--- Start Dataset records ---

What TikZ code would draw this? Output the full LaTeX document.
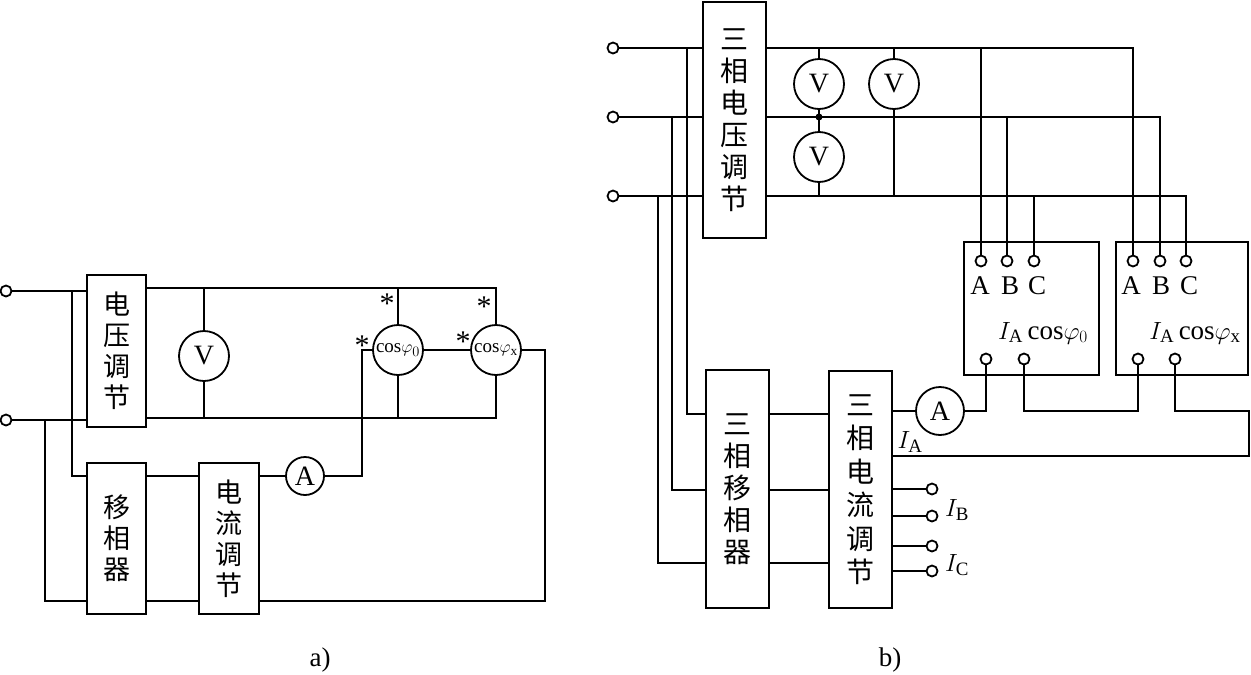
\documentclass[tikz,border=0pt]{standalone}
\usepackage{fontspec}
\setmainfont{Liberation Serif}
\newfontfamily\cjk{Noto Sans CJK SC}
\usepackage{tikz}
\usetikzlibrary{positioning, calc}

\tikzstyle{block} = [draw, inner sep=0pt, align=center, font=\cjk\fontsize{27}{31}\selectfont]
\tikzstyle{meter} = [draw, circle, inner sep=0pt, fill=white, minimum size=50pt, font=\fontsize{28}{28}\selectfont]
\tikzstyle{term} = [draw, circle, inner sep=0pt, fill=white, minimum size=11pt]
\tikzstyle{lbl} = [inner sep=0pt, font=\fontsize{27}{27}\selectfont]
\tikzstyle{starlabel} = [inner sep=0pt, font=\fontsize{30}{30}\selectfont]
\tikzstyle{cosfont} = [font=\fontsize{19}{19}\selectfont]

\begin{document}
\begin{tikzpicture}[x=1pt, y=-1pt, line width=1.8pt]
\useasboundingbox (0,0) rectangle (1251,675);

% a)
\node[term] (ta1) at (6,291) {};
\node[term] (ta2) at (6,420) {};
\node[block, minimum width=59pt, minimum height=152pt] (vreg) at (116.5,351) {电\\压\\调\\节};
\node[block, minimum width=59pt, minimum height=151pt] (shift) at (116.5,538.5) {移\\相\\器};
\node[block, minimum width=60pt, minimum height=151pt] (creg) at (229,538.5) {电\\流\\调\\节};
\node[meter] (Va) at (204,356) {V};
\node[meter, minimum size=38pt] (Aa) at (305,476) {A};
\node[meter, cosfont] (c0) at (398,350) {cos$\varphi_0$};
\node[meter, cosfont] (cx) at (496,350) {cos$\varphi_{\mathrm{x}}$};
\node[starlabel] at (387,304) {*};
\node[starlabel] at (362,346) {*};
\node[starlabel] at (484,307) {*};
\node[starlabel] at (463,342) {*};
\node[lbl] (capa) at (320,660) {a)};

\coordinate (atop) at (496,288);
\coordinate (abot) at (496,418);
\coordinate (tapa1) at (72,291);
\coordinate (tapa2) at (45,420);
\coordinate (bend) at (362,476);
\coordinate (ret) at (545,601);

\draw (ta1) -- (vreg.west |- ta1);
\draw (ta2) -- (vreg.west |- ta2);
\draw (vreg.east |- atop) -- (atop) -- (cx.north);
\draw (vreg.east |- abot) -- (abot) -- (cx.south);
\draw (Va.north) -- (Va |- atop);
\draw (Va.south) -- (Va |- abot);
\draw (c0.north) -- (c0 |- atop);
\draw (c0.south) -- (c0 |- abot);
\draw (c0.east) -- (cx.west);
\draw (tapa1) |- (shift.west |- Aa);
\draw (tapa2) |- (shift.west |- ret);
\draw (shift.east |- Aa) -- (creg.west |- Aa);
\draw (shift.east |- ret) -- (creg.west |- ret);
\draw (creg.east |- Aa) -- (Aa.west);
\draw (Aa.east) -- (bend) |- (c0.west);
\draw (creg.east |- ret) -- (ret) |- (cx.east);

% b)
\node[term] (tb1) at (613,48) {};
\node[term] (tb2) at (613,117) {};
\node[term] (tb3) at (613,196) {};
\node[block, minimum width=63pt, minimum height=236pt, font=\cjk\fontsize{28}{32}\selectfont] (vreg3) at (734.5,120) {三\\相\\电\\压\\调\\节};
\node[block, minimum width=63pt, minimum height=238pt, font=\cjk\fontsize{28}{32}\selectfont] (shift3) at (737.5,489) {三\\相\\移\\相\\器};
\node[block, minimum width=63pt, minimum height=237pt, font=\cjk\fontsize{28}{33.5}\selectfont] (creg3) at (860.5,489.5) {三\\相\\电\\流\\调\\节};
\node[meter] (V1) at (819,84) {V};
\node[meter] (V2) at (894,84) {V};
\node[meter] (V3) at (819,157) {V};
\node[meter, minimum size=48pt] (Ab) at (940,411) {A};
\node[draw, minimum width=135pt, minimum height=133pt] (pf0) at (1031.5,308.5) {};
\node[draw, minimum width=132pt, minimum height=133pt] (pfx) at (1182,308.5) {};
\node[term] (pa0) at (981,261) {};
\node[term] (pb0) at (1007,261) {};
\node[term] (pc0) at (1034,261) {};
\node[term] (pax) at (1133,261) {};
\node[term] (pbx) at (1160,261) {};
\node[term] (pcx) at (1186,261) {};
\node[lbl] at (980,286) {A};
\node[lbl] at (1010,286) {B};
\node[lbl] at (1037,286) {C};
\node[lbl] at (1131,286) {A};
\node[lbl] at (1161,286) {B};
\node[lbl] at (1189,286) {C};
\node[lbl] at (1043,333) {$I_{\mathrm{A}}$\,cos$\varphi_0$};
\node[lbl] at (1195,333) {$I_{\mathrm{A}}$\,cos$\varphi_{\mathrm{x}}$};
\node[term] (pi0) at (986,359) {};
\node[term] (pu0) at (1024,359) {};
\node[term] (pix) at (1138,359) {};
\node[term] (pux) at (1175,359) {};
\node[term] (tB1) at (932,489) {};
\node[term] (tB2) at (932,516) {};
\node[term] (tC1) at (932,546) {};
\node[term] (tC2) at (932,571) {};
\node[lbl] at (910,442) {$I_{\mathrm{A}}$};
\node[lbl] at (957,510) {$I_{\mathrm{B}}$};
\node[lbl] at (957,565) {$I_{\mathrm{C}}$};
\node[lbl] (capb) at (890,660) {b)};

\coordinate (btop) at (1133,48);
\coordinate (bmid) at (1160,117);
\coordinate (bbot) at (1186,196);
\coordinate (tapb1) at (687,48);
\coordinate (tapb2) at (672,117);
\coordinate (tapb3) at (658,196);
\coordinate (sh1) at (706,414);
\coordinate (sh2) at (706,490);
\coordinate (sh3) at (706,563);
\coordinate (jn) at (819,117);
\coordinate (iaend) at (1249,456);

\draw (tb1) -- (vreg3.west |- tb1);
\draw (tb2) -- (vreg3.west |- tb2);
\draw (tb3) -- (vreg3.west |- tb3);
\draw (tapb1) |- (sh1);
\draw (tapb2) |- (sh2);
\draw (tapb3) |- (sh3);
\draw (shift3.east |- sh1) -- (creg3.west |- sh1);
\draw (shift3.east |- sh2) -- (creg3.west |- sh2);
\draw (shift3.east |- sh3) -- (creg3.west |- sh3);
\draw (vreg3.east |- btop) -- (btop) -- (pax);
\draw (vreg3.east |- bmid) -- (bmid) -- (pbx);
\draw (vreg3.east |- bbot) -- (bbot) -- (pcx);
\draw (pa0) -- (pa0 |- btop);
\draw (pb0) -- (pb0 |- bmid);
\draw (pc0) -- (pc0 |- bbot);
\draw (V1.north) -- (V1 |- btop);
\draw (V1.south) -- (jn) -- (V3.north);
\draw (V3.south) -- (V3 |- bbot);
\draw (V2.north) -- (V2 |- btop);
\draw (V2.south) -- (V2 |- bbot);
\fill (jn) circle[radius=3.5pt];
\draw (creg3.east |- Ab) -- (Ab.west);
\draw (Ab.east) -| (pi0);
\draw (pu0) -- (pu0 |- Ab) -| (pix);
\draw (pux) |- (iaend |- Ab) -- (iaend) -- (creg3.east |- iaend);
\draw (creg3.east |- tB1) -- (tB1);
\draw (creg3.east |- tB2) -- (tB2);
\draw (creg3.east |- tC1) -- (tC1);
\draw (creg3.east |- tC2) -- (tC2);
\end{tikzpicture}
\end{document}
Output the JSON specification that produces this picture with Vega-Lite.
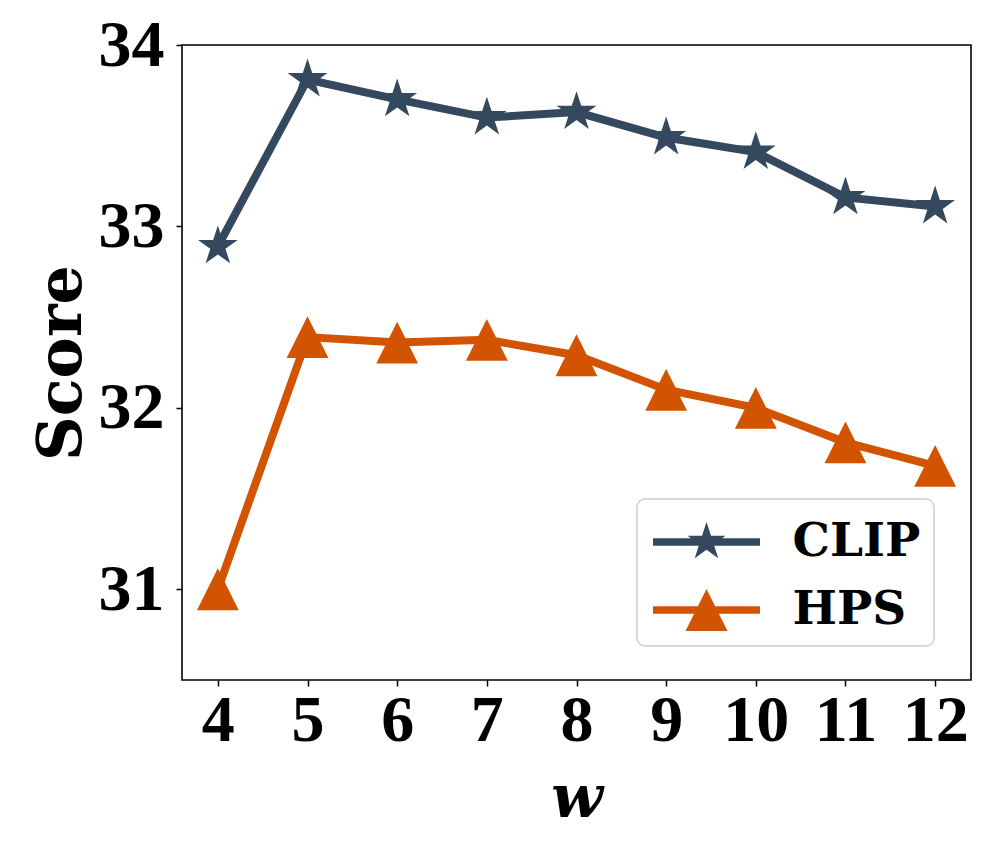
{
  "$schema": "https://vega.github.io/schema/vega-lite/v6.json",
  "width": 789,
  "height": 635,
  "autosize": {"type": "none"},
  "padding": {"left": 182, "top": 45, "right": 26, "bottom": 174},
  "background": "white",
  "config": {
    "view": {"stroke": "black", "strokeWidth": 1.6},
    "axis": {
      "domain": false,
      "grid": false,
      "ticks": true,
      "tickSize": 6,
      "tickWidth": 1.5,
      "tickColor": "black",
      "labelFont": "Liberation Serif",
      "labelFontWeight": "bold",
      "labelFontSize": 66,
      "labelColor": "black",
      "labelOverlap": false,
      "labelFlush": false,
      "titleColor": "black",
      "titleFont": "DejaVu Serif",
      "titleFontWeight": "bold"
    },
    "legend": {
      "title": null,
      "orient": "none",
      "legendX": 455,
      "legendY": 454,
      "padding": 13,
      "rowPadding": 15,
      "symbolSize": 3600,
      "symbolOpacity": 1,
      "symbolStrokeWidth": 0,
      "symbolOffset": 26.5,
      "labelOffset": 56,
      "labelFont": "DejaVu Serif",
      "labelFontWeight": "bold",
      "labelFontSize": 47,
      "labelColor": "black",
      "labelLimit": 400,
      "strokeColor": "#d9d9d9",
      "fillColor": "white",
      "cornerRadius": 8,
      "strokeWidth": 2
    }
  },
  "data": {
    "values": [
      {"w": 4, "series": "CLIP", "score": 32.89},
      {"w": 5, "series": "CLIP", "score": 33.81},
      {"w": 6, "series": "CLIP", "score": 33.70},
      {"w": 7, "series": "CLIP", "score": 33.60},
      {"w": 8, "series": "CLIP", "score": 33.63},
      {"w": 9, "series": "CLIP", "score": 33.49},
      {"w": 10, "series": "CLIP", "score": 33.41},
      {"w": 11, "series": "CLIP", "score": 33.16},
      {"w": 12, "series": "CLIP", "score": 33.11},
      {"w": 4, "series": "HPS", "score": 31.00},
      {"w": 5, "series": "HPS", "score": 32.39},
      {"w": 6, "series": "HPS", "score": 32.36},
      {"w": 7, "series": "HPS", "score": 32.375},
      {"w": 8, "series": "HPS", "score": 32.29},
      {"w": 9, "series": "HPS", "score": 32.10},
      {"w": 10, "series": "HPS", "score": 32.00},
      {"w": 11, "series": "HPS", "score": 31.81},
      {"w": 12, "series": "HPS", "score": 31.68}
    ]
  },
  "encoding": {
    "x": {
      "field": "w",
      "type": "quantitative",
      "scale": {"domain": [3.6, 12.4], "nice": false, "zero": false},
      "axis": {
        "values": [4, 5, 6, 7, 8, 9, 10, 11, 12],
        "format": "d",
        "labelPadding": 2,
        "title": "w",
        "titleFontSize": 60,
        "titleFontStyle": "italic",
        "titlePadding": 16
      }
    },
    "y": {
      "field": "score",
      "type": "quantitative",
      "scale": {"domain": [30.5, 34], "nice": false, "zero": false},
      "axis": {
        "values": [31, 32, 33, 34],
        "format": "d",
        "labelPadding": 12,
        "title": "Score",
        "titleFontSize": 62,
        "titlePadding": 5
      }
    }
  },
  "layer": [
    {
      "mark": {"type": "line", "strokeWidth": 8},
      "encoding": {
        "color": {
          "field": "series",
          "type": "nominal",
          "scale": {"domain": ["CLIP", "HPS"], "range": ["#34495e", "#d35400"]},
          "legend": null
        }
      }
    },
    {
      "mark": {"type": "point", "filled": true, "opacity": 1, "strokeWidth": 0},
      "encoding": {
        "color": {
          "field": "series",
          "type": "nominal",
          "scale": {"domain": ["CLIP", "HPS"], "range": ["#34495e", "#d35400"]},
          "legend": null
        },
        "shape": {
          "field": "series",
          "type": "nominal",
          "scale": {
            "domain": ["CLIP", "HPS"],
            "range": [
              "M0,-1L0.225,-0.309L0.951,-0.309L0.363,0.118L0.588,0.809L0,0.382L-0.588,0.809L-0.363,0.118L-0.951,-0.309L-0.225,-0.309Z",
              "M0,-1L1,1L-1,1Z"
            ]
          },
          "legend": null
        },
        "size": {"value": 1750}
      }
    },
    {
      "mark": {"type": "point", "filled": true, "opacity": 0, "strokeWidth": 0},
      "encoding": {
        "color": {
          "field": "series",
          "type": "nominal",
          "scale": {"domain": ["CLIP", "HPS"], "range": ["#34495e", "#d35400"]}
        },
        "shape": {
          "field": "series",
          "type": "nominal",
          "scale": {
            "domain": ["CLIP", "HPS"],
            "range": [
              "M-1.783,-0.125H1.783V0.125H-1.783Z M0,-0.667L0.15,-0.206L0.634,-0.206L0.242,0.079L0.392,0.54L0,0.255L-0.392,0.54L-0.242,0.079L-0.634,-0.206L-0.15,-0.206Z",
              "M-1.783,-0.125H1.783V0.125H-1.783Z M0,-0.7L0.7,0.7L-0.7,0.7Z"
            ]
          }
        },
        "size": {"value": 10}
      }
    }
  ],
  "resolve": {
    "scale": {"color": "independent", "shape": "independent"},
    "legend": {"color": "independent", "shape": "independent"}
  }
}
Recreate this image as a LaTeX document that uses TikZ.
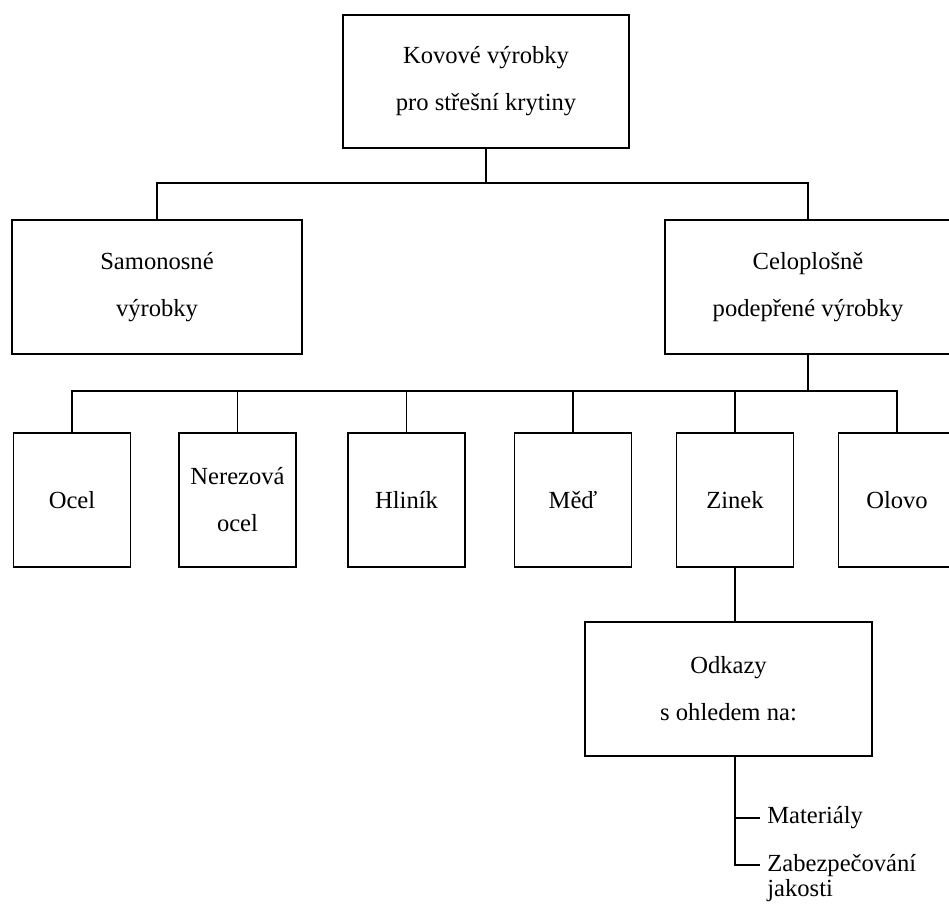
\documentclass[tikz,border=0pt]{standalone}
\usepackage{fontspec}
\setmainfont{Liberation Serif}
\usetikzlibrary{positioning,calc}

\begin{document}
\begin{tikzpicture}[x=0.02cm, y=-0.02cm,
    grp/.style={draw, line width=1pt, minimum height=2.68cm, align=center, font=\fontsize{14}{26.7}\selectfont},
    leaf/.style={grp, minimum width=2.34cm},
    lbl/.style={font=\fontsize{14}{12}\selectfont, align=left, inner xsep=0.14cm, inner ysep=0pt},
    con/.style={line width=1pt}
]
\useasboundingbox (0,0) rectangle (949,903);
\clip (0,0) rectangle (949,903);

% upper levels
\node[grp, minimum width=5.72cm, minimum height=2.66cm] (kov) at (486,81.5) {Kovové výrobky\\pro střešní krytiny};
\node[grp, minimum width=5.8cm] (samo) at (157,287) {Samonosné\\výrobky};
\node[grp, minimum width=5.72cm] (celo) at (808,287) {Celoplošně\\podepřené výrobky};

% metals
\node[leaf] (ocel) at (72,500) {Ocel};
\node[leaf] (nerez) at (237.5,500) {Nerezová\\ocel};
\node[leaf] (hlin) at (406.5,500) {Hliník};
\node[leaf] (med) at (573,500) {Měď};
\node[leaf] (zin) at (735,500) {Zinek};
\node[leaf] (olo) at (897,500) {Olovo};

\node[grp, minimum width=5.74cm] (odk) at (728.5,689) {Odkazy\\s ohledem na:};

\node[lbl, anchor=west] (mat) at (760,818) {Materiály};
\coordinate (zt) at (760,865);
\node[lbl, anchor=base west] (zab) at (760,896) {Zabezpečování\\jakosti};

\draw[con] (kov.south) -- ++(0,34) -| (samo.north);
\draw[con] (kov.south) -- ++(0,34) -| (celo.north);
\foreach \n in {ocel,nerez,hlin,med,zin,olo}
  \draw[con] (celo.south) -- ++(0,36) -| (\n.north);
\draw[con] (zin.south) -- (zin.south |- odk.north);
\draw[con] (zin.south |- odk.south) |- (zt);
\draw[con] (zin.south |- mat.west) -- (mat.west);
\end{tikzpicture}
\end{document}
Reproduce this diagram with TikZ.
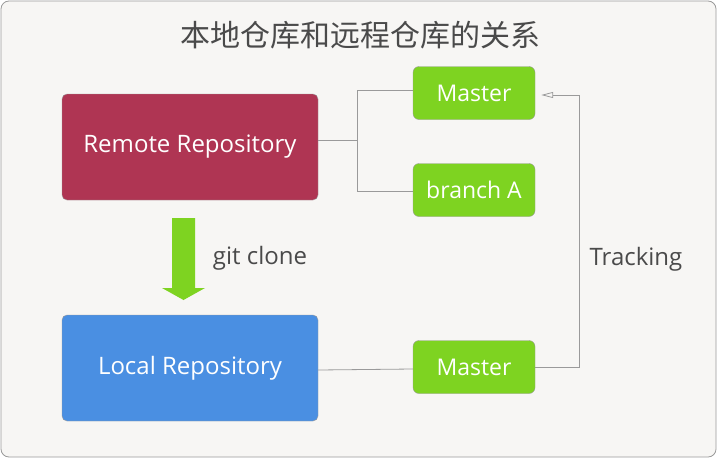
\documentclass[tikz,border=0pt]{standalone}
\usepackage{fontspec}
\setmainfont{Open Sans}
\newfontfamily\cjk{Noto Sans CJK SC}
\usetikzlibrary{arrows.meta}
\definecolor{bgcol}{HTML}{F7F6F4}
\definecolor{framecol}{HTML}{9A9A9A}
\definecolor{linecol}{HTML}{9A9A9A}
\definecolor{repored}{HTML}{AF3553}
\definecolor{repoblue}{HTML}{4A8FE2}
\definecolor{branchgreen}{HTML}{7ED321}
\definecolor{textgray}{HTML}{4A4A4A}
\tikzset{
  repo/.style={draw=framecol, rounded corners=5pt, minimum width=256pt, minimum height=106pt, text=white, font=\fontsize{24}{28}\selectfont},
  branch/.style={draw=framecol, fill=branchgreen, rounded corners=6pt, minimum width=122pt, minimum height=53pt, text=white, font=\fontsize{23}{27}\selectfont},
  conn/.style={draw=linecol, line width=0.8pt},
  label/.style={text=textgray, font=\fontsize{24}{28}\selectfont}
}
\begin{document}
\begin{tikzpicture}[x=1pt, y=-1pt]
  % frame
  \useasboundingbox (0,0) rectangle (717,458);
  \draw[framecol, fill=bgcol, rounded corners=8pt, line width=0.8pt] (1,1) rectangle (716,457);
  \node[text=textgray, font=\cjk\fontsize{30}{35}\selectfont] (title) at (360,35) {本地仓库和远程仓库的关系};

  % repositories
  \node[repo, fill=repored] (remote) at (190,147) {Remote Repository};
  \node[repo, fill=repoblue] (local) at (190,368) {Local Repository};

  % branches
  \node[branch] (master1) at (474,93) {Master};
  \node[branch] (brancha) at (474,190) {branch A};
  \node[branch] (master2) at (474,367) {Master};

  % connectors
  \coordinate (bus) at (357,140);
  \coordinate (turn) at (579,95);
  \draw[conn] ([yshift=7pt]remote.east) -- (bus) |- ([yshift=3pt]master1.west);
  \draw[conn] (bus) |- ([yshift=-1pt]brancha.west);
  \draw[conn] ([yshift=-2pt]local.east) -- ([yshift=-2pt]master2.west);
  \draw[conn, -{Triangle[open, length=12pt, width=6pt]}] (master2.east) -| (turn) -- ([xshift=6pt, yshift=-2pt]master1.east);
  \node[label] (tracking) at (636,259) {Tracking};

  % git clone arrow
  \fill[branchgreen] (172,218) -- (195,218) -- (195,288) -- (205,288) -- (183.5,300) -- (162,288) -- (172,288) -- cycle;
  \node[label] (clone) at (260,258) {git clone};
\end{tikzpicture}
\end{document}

--- End Dataset records ---

**Aim**.
Using the entries above, reproduce word for word only the lines from the one that contains "Recreate this image" to the one that contains "minimum width=5.72cm] (celo)", both ends included, and drop every picture.

**Output for this exercise**.
Recreate this image as a LaTeX document that uses TikZ.
\documentclass[tikz,border=0pt]{standalone}
\usepackage{fontspec}
\setmainfont{Liberation Serif}
\usetikzlibrary{positioning,calc}

\begin{document}
\begin{tikzpicture}[x=0.02cm, y=-0.02cm,
    grp/.style={draw, line width=1pt, minimum height=2.68cm, align=center, font=\fontsize{14}{26.7}\selectfont},
    leaf/.style={grp, minimum width=2.34cm},
    lbl/.style={font=\fontsize{14}{12}\selectfont, align=left, inner xsep=0.14cm, inner ysep=0pt},
    con/.style={line width=1pt}
]
\useasboundingbox (0,0) rectangle (949,903);
\clip (0,0) rectangle (949,903);

% upper levels
\node[grp, minimum width=5.72cm, minimum height=2.66cm] (kov) at (486,81.5) {Kovové výrobky\\pro střešní krytiny};
\node[grp, minimum width=5.8cm] (samo) at (157,287) {Samonosné\\výrobky};
\node[grp, minimum width=5.72cm] (celo) at (808,287) {Celoplošně\\podepřené výrobky};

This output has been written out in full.